Does that mean Aboriginal Australians can never be deported?

Deportation as an “alien” under migration law is not available, but that does not immunize a person from criminal punishment or other legal consequences. The decision is confined to the scope of the migration/aliens power.

Why didn’t the Court simply use citizenship as the test?

The majority reasoned that if “alien” were purely statutory, constitutional limits would disappear. It therefore treated “alien” as a constitutional concept with its own boundaries.

Why does the Mabo test appear here?

The Court needed an established, workable standard to identify Aboriginality. It adopted the existing Mabo test: descent, self-identification, and community recognition.

Is this connected to Roach or Lange?

The doctrines are different, but they share a family resemblance: each derives constitutional limits from concepts not expressly set out as “rights,” grounding them in constitutional structure.

What is the riskiest way to describe Love in an exam?

Describing it as a “citizenship case for Indigenous people.” The accurate framing is constitutional limits on the concept of ‘alien’.

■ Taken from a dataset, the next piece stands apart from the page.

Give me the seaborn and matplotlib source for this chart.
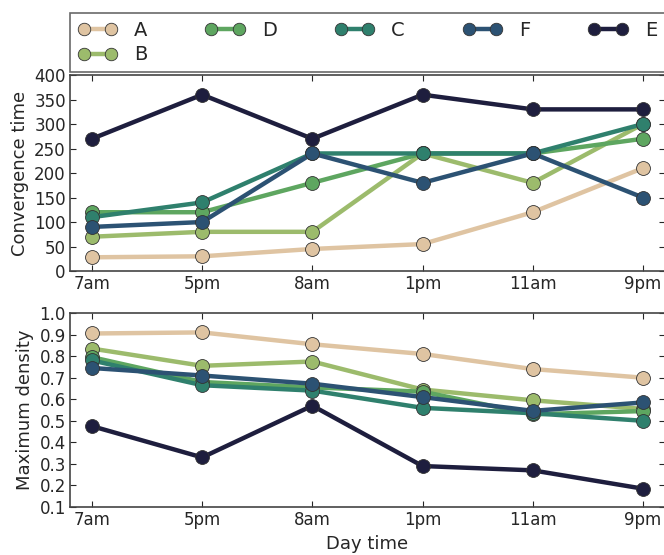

In closing: How far can the Constitution determine “who is an alien”?

Love v Commonwealth is not simply a case about deportation; it is a case that vividly shows how the Constitution draws the relationship between the individual and the state. The majority spoke in terms of a deeper form of “belonging” than administrative citizenship status, and held that Aboriginal Australians cannot be fitted into the category of “foreigners” because they are part of the Australian community in a foundational sense. At the same time, because the decision rests on a very narrow majority, it leaves an open question about doctrinal stability. In that sense, Love is less a final endpoint than a marker showing where the boundaries of constitutional concepts might lie. For exams and reports, the most accurate approach is to focus on the structural point—“constitutional limits on the aliens power”—rather than treating the decision as an emotive statement about citizenship.